━━━━━ Dataset content ━━━━━

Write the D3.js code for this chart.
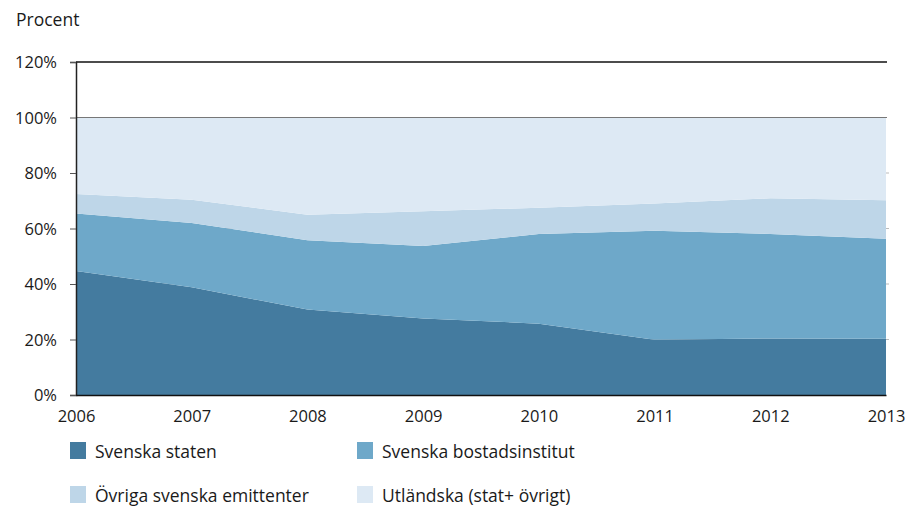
<!DOCTYPE html>
<html lang="sv">
<head>
<meta charset="UTF-8"/>
<title>Procent</title>
<script src="https://d3js.org/d3.v7.min.js"></script>
<style type="text/css">
    body { margin: 0; background: #fff; }
    text { font-family: "Open Sans", "Noto Sans", sans-serif; fill: #1a1a1a; }
    .tick text { font-size: 15px; }
</style>
</head>
<body>
<div id="chart"></div>
<script type="text/javascript">

    // data, share of total in percent
    var years = [2006, 2007, 2008, 2009, 2010, 2011, 2012, 2013];
    var seriesNames = ["Svenska staten", "Svenska bostadsinstitut", "Övriga svenska emittenter", "Utländska (stat+ övrigt)"];
    var staten      = [44.7, 38.8, 30.8, 27.6, 25.7, 19.9, 20.4, 20.3];
    var bostad      = [20.7, 23.2, 25.0, 26.1, 32.3, 39.3, 37.6, 36.0];
    var ovriga      = [7.0, 8.4, 9.2, 12.5, 9.5, 9.8, 12.9, 13.9];
    var utlandska   = [27.6, 29.6, 35.0, 33.8, 32.5, 31.0, 29.1, 29.8];
    var yTicks = [0, 20, 40, 60, 80, 100, 120];
    var colors = ["#447b9f", "#6ea8c9", "#bed6e8", "#dde9f4"];

    var W = 907, H = 506;
    var margin = {top: 62, right: 21, bottom: 111, left: 76},
        width = W - margin.left - margin.right,
        height = H - margin.top - margin.bottom;

    var table = years.map(function(y, i) {
        return {year: y, s0: staten[i], s1: bostad[i], s2: ovriga[i], s3: utlandska[i]};
    });

    var svg = d3.select("#chart").append("svg")
        .attr("width", W)
        .attr("height", H);

    var g = svg.append("g")
        .attr("transform", "translate(" + margin.left + "," + margin.top + ")");

    var x = d3.scaleLinear().domain([2006, 2013]).range([0, width]);
    var y = d3.scaleLinear().domain([0, 120]).range([height, 0]);

    // faint grid lines, mostly hidden below the areas
    g.selectAll("line.grid")
        .data([20, 40, 60, 80])
        .enter().append("line")
        .attr("class", "grid")
        .attr("x1", 0).attr("x2", width + 3)
        .attr("y1", function(d) { return y(d); })
        .attr("y2", function(d) { return y(d); })
        .style("stroke", "#bbbbbb");

    var stack = d3.stack().keys(["s0", "s1", "s2", "s3"]);
    var layers = stack(table);

    var area = d3.area()
        .x(function(d) { return x(d.data.year); })
        .y0(function(d) { return y(d[0]); })
        .y1(function(d) { return y(d[1]); });

    g.selectAll("path.layer")
        .data(layers)
        .enter().append("path")
        .attr("class", "layer")
        .attr("d", area)
        .style("fill", function(d, i) { return colors[i]; });

    // 100% line and top border
    g.append("line")
        .attr("x1", 0).attr("x2", width + 1)
        .attr("y1", y(100)).attr("y2", y(100))
        .style("stroke", "#777");
    g.append("line")
        .attr("x1", 0).attr("x2", width + 1)
        .attr("y1", y(120)).attr("y2", y(120))
        .style("stroke", "#111")
        .style("stroke-width", 1.3);

    // y axis
    var yAxis = g.append("g")
        .call(d3.axisLeft(y).tickValues(yTicks).tickSize(6).tickPadding(13)
            .tickFormat(function(d) { return d + "%"; }));
    yAxis.select(".domain").style("stroke", "#222").style("stroke-width", 1.5);
    yAxis.selectAll(".tick line").style("stroke", "#555");
    yAxis.selectAll(".tick text").style("font-size", "16.5px").attr("dy", "0.35em");

    // x axis
    var xAxis = g.append("g")
        .attr("transform", "translate(0," + height + ")")
        .call(d3.axisBottom(x).tickValues(years).tickSize(0).tickPadding(15)
            .tickFormat(d3.format("d")));
    xAxis.select(".domain").style("stroke", "#111").style("stroke-width", 1.5);
    xAxis.selectAll(".tick text").style("font-size", "16.5px");

    // title
    svg.append("text")
        .attr("x", 16).attr("y", 26)
        .style("font-size", "17.5px")
        .text("Procent");

    // legend
    var legendPos = [[70, 442], [357, 442], [70, 486], [357, 486]];
    var legend = svg.selectAll("g.legend")
        .data(seriesNames)
        .enter().append("g")
        .attr("class", "legend")
        .attr("transform", function(d, i) { return "translate(" + legendPos[i][0] + "," + legendPos[i][1] + ")"; });
    legend.append("rect")
        .attr("width", 16).attr("height", 17)
        .style("fill", function(d, i) { return colors[i]; });
    legend.append("text")
        .attr("x", 25).attr("y", 16)
        .style("font-size", "17.5px")
        .text(function(d) { return d; });

</script>
</body>
</html>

━━━━━

Written instruction: Look at the listing and set down only the lines from its start through the line with "var y = d3.scaleLinear().domain([0, 120]).range([height, 0]);", word for word and without pictures.

Solution to this task:
Write the D3.js code for this chart.
<!DOCTYPE html>
<html lang="sv">
<head>
<meta charset="UTF-8"/>
<title>Procent</title>
<script src="https://d3js.org/d3.v7.min.js"></script>
<style type="text/css">
    body { margin: 0; background: #fff; }
    text { font-family: "Open Sans", "Noto Sans", sans-serif; fill: #1a1a1a; }
    .tick text { font-size: 15px; }
</style>
</head>
<body>
<div id="chart"></div>
<script type="text/javascript">

    // data, share of total in percent
    var years = [2006, 2007, 2008, 2009, 2010, 2011, 2012, 2013];
    var seriesNames = ["Svenska staten", "Svenska bostadsinstitut", "Övriga svenska emittenter", "Utländska (stat+ övrigt)"];
    var staten      = [44.7, 38.8, 30.8, 27.6, 25.7, 19.9, 20.4, 20.3];
    var bostad      = [20.7, 23.2, 25.0, 26.1, 32.3, 39.3, 37.6, 36.0];
    var ovriga      = [7.0, 8.4, 9.2, 12.5, 9.5, 9.8, 12.9, 13.9];
    var utlandska   = [27.6, 29.6, 35.0, 33.8, 32.5, 31.0, 29.1, 29.8];
    var yTicks = [0, 20, 40, 60, 80, 100, 120];
    var colors = ["#447b9f", "#6ea8c9", "#bed6e8", "#dde9f4"];

    var W = 907, H = 506;
    var margin = {top: 62, right: 21, bottom: 111, left: 76},
        width = W - margin.left - margin.right,
        height = H - margin.top - margin.bottom;

    var table = years.map(function(y, i) {
        return {year: y, s0: staten[i], s1: bostad[i], s2: ovriga[i], s3: utlandska[i]};
    });

    var svg = d3.select("#chart").append("svg")
        .attr("width", W)
        .attr("height", H);

    var g = svg.append("g")
        .attr("transform", "translate(" + margin.left + "," + margin.top + ")");

    var x = d3.scaleLinear().domain([2006, 2013]).range([0, width]);
    var y = d3.scaleLinear().domain([0, 120]).range([height, 0]);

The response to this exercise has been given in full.